Jandira Feghali: o Código Florestal e o debate distorcido
O Rio de Janeiro viveu a Conferência da ONU para o Meio Ambiente, a Rio-92. Lá, presenciei a construção de um marco – desenvolvimento sustentável —, "um código de conduta rumo à sustentabilidade, capaz de refrear o consumismo predatório dos países ricos e eliminar a escassez extrema, não só de alimentos, como de educação, oportunidades".
Por Jandira Feghali*, no O Globo
Publicado 28/06/2011 12:53
A agricultura familiar, pequenos produtores sem empregados, corresponde, pelo IBGE, a 4,4 milhões de propriedades, 84,4% do total. Na cesta básica do brasileiro, é responsável por 87% da produção de mandioca, 70% da produção de feijão, 46% do milho, 34% do arroz.

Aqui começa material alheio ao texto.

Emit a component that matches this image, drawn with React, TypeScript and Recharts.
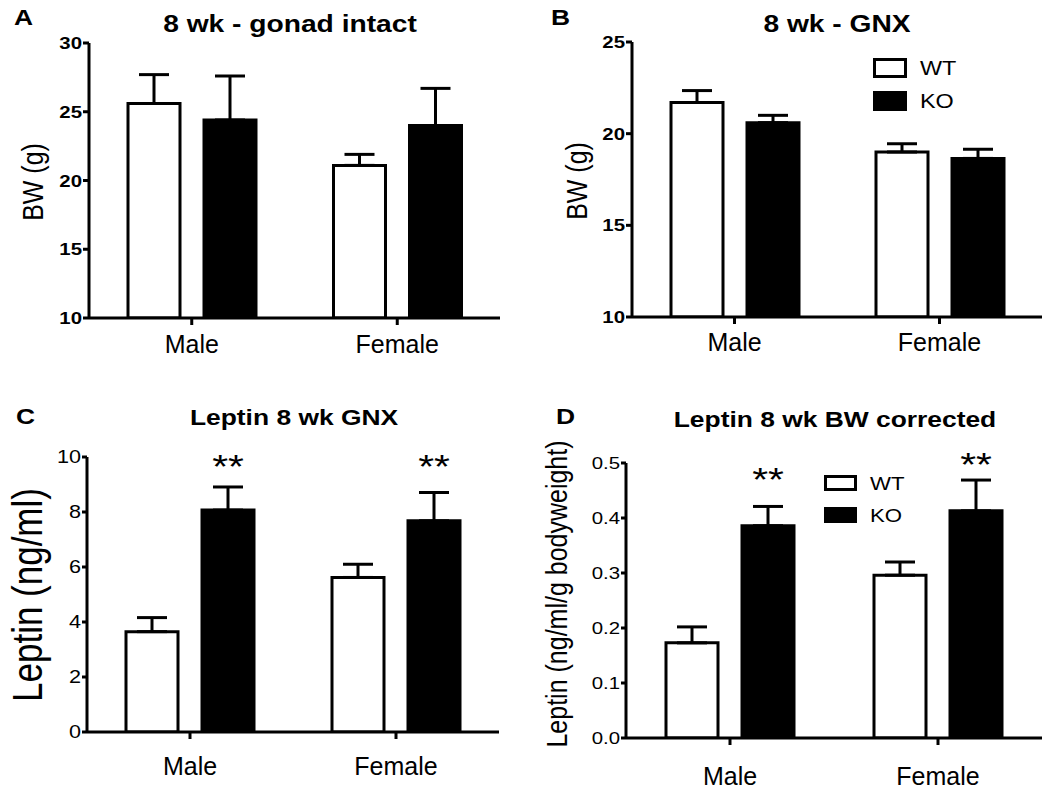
import React from 'react';
import { BarChart, Bar, XAxis, YAxis, ErrorBar, Legend, LabelList } from 'recharts';

const FONT = '"Liberation Sans", Arial, Helvetica, sans-serif';
const SX = 1.2;

// ---------- data ----------
const categories = ['Male', 'Female'];
const seriesNames = ['WT', 'KO'];

// A: 8 wk - gonad intact (BW, g)
const bwIntactWT = [25.6, 21.1];
const bwIntactWTSem = [2.1, 0.8];
const bwIntactKO = [24.4, 24.0];
const bwIntactKOSem = [3.2, 2.7];
const ticksA = [10, 15, 20, 25, 30];

// B: 8 wk - GNX (BW, g)
const bwGnxWT = [21.7, 19.0];
const bwGnxWTSem = [0.65, 0.45];
const bwGnxKO = [20.6, 18.65];
const bwGnxKOSem = [0.4, 0.5];
const ticksB = [10, 15, 20, 25];

// C: Leptin 8 wk GNX (ng/ml)
const leptinWT = [3.65, 5.62];
const leptinWTSem = [0.51, 0.48];
const leptinKO = [8.07, 7.68];
const leptinKOSem = [0.84, 1.03];
const leptinSig = ['**', '**'];
const leptinSigPos = [9.88, 9.88];
const ticksC = [0, 2, 4, 6, 8, 10];

// D: Leptin 8 wk BW corrected (ng/ml/g bodyweight)
const leptinBwWT = [0.173, 0.296];
const leptinBwWTSem = [0.029, 0.024];
const leptinBwKO = [0.386, 0.413];
const leptinBwKOSem = [0.035, 0.056];
const leptinBwSig = ['**', '**'];
const leptinBwSigPos = [0.481, 0.508];
const ticksD = [0, 0.1, 0.2, 0.3, 0.4, 0.5];

const seriesStyle: Record<string, { fill: string; stroke: string }> = {
  WT: { fill: '#ffffff', stroke: '#000000' },
  KO: { fill: '#000000', stroke: '#000000' },
};

function buildData(wt: number[], wtSem: number[], ko: number[], koSem: number[], sig?: string[], sigPos?: number[]) {
  return categories.map((cat, i) => ({
    cat,
    wt: wt[i],
    wtErr: [0, wtSem[i]],
    ko: ko[i],
    koErr: [0, koSem[i]],
    sig: sig ? sig[i] : '',
    sigPos: sigPos ? sigPos[i] : null,
  }));
}

const dataA = buildData(bwIntactWT, bwIntactWTSem, bwIntactKO, bwIntactKOSem);
const dataB = buildData(bwGnxWT, bwGnxWTSem, bwGnxKO, bwGnxKOSem);
const dataC = buildData(leptinWT, leptinWTSem, leptinKO, leptinKOSem, leptinSig, leptinSigPos);
const dataD = buildData(leptinBwWT, leptinBwWTSem, leptinBwKO, leptinBwKOSem, leptinBwSig, leptinBwSigPos);

// ---------- components ----------
type LegendCfg = { left: number; top: number; boxW: number; boxH: number; rowGap: number; textX: number; fs: number };

type PanelCfg = {
  left: number;
  top: number;
  width: number;
  height: number;
  plot: { x0: number; x1: number; y0: number; y1: number };
  data: any[];
  domain: [number, number];
  ticks: number[];
  tickFs: number;
  tickFw: string;
  fmt: (v: number) => string;
  yTickSize: number;
  xTickMargin: number;
  legend?: LegendCfg;
  stars?: boolean;
};

const YW = 60;
const XH = 50;

function Panel({ cfg }: { cfg: PanelCfg }) {
  const { plot } = cfg;
  const margin = {
    top: plot.y0,
    bottom: cfg.height - plot.y1 - XH,
    left: plot.x0 - YW,
    right: cfg.width - plot.x1,
  };
  const axisStyle = { stroke: '#000', strokeWidth: 3 };
  const dmin = cfg.domain[0];
  const starFs = 34;

  const renderStar = (props: any) => {
    const { index, value } = props;
    const vb = props.viewBox || props;
    const x = vb.x;
    const y = vb.y;
    const w = vb.width;
    const h = vb.height;
    const row = cfg.data[index];
    if (!row || !value || row.sigPos == null) return null;
    const pxPerUnit = h / (row.ko - dmin);
    const cy = y + h - (row.sigPos - dmin) * pxPerUnit;
    const cx = x + w / 2;
    return (
      <text
        transform={`translate(${cx},${cy + starFs * 0.52}) scale(${SX},1)`}
        textAnchor="middle"
        fontSize={starFs}
        fontFamily={FONT}
        fill="#000"
      >
        {value}
      </text>
    );
  };

  const renderLegend = (props: any) => {
    const lg = cfg.legend!;
    const payload = [...(props.payload || [])].sort(
      (a: any, b: any) => seriesNames.indexOf(a.value) - seriesNames.indexOf(b.value)
    );
    return (
      <svg width={140} height={lg.rowGap * 2 + lg.boxH} style={{ overflow: 'visible', display: 'block' }}>
        {payload.map((entry: any, i: number) => {
          const name = entry.value as string;
          const st = seriesStyle[name] || { fill: entry.color, stroke: '#000' };
          const yy = i * lg.rowGap;
          return (
            <g key={name}>
              <rect x={1.5} y={yy + 1.5} width={lg.boxW - 3} height={lg.boxH - 3} fill={st.fill} stroke={st.stroke} strokeWidth={3} />
              <text
                transform={`translate(${lg.textX},${yy + lg.boxH / 2}) scale(${SX},1)`}
                dy="0.36em"
                fontSize={lg.fs}
                fontFamily={FONT}
                fill="#000"
              >
                {name}
              </text>
            </g>
          );
        })}
      </svg>
    );
  };

  return (
    <div style={{ position: 'absolute', left: cfg.left, top: cfg.top, width: cfg.width, height: cfg.height }}>
      <BarChart width={cfg.width} height={cfg.height} data={cfg.data} margin={margin} barSize={52} barGap={24}>
        <XAxis
          dataKey="cat"
          height={XH}
          axisLine={axisStyle}
          tickLine={axisStyle}
          tickSize={7}
          tickMargin={cfg.xTickMargin}
          interval={0}
          tick={(p: any) => (
            <text x={p.x} y={p.y} dy="0.71em" textAnchor="middle" fontSize={25} fontFamily={FONT} fill="#000">
              {p.payload.value}
            </text>
          )}
        />
        <YAxis
          type="number"
          width={YW}
          domain={cfg.domain}
          ticks={cfg.ticks}
          allowDataOverflow
          interval={0}
          axisLine={axisStyle}
          tickLine={axisStyle}
          tickSize={cfg.yTickSize}
          tickMargin={1}
          tick={(p: any) => (
            <text
              transform={`translate(${p.x},${p.y}) scale(${SX},1)`}
              dy="0.36em"
              textAnchor="end"
              fontSize={cfg.tickFs}
              fontWeight={cfg.tickFw}
              fontFamily={FONT}
              fill="#000"
            >
              {cfg.fmt(p.payload.value)}
            </text>
          )}
        />
        {cfg.legend && (
          <Legend
            layout="horizontal"
            verticalAlign="middle"
            align="center"
            content={renderLegend}
            wrapperStyle={{ left: cfg.legend.left, top: cfg.legend.top, width: 140 }}
          />
        )}
        <Bar dataKey="wt" name={seriesNames[0]} fill={seriesStyle.WT.fill} stroke={seriesStyle.WT.stroke} strokeWidth={3} isAnimationActive={false}>
          <ErrorBar dataKey="wtErr" width={15} stroke="#000" strokeWidth={3} direction="y" />
        </Bar>
        <Bar dataKey="ko" name={seriesNames[1]} fill={seriesStyle.KO.fill} stroke={seriesStyle.KO.stroke} strokeWidth={3} isAnimationActive={false}>
          <ErrorBar dataKey="koErr" width={15} stroke="#000" strokeWidth={3} direction="y" />
          {cfg.stars && <LabelList dataKey="sig" content={renderStar} />}
        </Bar>
      </BarChart>
    </div>
  );
}

const int0 = (v: number) => String(v);
const dec1 = (v: number) => v.toFixed(1);

const panels: PanelCfg[] = [
  {
    left: 0, top: 0, width: 525, height: 390,
    plot: { x0: 89, x1: 500, y0: 43, y1: 318 },
    data: dataA, domain: [10, 30], ticks: ticksA, tickFs: 17, tickFw: 'bold', fmt: int0,
    yTickSize: 6, xTickMargin: 10,
  },
  {
    left: 525, top: 0, width: 525, height: 390,
    plot: { x0: 107, x1: 517, y0: 42, y1: 317 },
    data: dataB, domain: [10, 25], ticks: ticksB, tickFs: 17, tickFw: 'bold', fmt: int0,
    yTickSize: 6, xTickMargin: 9,
    legend: { left: 348, top: 58, boxW: 34, boxH: 20, rowGap: 33, textX: 47, fs: 19.5 },
  },
  {
    left: 0, top: 390, width: 525, height: 400,
    plot: { x0: 87, x1: 499, y0: 67, y1: 342 },
    data: dataC, domain: [0, 10], ticks: ticksC, tickFs: 18, tickFw: 'normal', fmt: int0,
    yTickSize: 5, xTickMargin: 18, stars: true,
  },
  {
    left: 525, top: 390, width: 525, height: 400,
    plot: { x0: 101, x1: 517, y0: 73, y1: 348 },
    data: dataD, domain: [0, 0.5], ticks: ticksD, tickFs: 17, tickFw: 'normal', fmt: dec1,
    yTickSize: 5, xTickMargin: 22, stars: true,
    legend: { left: 299, top: 85, boxW: 33, boxH: 16, rowGap: 32, textX: 46, fs: 18.5 },
  },
];

const letters = [
  { t: 'A', x: 14, y: 25 },
  { t: 'B', x: 551, y: 25 },
  { t: 'C', x: 16, y: 424 },
  { t: 'D', x: 556, y: 424 },
];

const titles = [
  { t: '8 wk - gonad intact', x: 290, y: 32, fs: 23.5 },
  { t: '8 wk - GNX', x: 837, y: 32, fs: 23.5 },
  { t: 'Leptin 8 wk GNX', x: 294, y: 425, fs: 22 },
  { t: 'Leptin 8 wk BW corrected', x: 835, y: 427, fs: 22 },
];

const yLabels = [
  { t: 'BW (g)', x: 43, y: 182, fs: 25 },
  { t: 'BW (g)', x: 587, y: 181, fs: 25 },
  { t: 'Leptin (ng/ml)', x: 42, y: 595, fs: 35 },
  { t: 'Leptin (ng/ml/g bodyweight)', x: 567, y: 594, fs: 25 },
];

export default function App() {
  return (
    <div style={{ position: 'absolute', left: 0, top: 0, width: 1050, height: 790, background: '#fff', fontFamily: FONT }}>
      {panels.map((p, i) => (
        <Panel key={i} cfg={p} />
      ))}
      <svg width={1050} height={790} style={{ position: 'absolute', left: 0, top: 0, pointerEvents: 'none' }}>
        {letters.map((l) => (
          <text key={l.t} transform={`translate(${l.x},${l.y}) scale(${SX},1)`} fontSize={22} fontWeight="bold" fontFamily={FONT} fill="#000">
            {l.t}
          </text>
        ))}
        {titles.map((t) => (
          <text key={t.t} transform={`translate(${t.x},${t.y}) scale(${SX},1)`} textAnchor="middle" fontSize={t.fs} fontWeight="bold" fontFamily={FONT} fill="#000">
            {t.t}
          </text>
        ))}
        {yLabels.map((l, i) => (
          <text key={i} transform={`translate(${l.x},${l.y}) scale(${SX},1) rotate(-90)`} textAnchor="middle" fontSize={l.fs} fontFamily={FONT} fill="#000">
            {l.t}
          </text>
        ))}
      </svg>
    </div>
  );
}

A maioria encontra-se hoje na ilegalidade e é para esta, prioritariamente, que o novo Código Florestal altera regras, estimulando a recuperação das áreas. A legislação ambiental, em boa parte, fez-se por decretos, portarias e medidas provisórias que nunca foram a voto, algumas editadas 67 vezes e com vigência retroativa, tornando-as inaplicáveis.
Por isto, em 2008, foi editado decreto, gestão Lula/Carlos Minc, então ministro, reproduzido no novo texto do Código Florestal, erroneamente chamado de anistia a desmatadores, e que acabou de ser reeditado no dia 10/6, sem qualquer protesto! Nele não há perdão ou anistia, apenas ampliação do prazo de aplicação das multas para que os proprietários recuperem vegetação protegida. Findo o prazo, a lei de crimes ambientais será aplicada.
Segundo a Contag, se o decreto reproduzido no texto do novo código não fosse reeditado, 70% dos agricultores familiares parariam de plantar. Nos artigos 48 a 50 do novo texto, há benefícios aos pequenos, até quatro módulos fiscais, para recompor as áreas de preservação.
As áreas rurais consolidadas têm em julho de 2008 a referência de tamanho, vegetação nativa existente e de uso econômico. Assim, ninguém pode fracionar a propriedade para se beneficiar ou dar uso alternativo ao solo a partir desta data. Isto significa dizer que está vedada qualquer ação que amplie devastação ou desmatamento.
As Áreas de Preservação Permanente continuam as maiores do mundo (art. 4). A Reserva Legal permanece 80% na Amazônia, 35% no cerrado e 20% nas demais áreas. Qualquer manejo deve ser aprovado por órgãos ambientais e ser sustentável, impedido qualquer prejuízo à vegetação nativa ou à biodiversidade (arts 13 e 14).
A polêmica emenda 164 apenas consolidou a segurança jurídica das famílias e produtores em borda de rios, 2,2 milhões (Embrapa), massivamente pequenos, mantendo-os em suas terras e casas até a edição, pelo governo federal, do Plano de Regularização Ambiental.
Nos últimos anos, segundo o MMA, o desmatamento reduziu drasticamente áreas da Amazônia em 99%, mesmo sob a vigência do decreto de 2008, que insistem equivocadamente em chamar de anistia. O aumento em 2010 e início de 2011 foi localizado.
No sentido inverso, as mortes de sem terra, pequenos agricultores e extrativistas continuaram elevadas. Segundo a CPT, entre 1988 e 2009, foram 1.546 assassinatos, expressão da aguda luta de classes no campo. A bandeira da reforma agrária continua por nós hasteada, mas parece esquecida por lideranças que, inescrupulosamente, tentam vincular essas mortes com o debate do novo código.
O texto vem, na essência, conciliar a proteção das riquezas de nosso meio ambiente com a atividade econômica e segurança alimentar. O resultado dos 410 votos favoráveis, incluída a maioria das bancadas de esquerda, não reflete a posição de um único partido, mas a correlação de forças diante das possibilidades de acordo com os diversos partidos e governos. Na construção de uma legislação que garanta os benefícios fundamentais aos menores, neste caso aos agricultores familiares, é preciso dialogar e incorporar propostas de outros segmentos.
Como membro da Comissão de Mudanças Climáticas e da Globe International, que participará da Rio+20, tenho certeza que continuaremos na vanguarda, mirando o que nos delegou a Rio-92. Este debate é sério demais para permitir distorções de informação, má-fé ou puro marketing eleitoral. Continuaremos dialogando, e trabalharemos por ajustes, se necessário, em nome da boa-fé que move as pessoas de bem.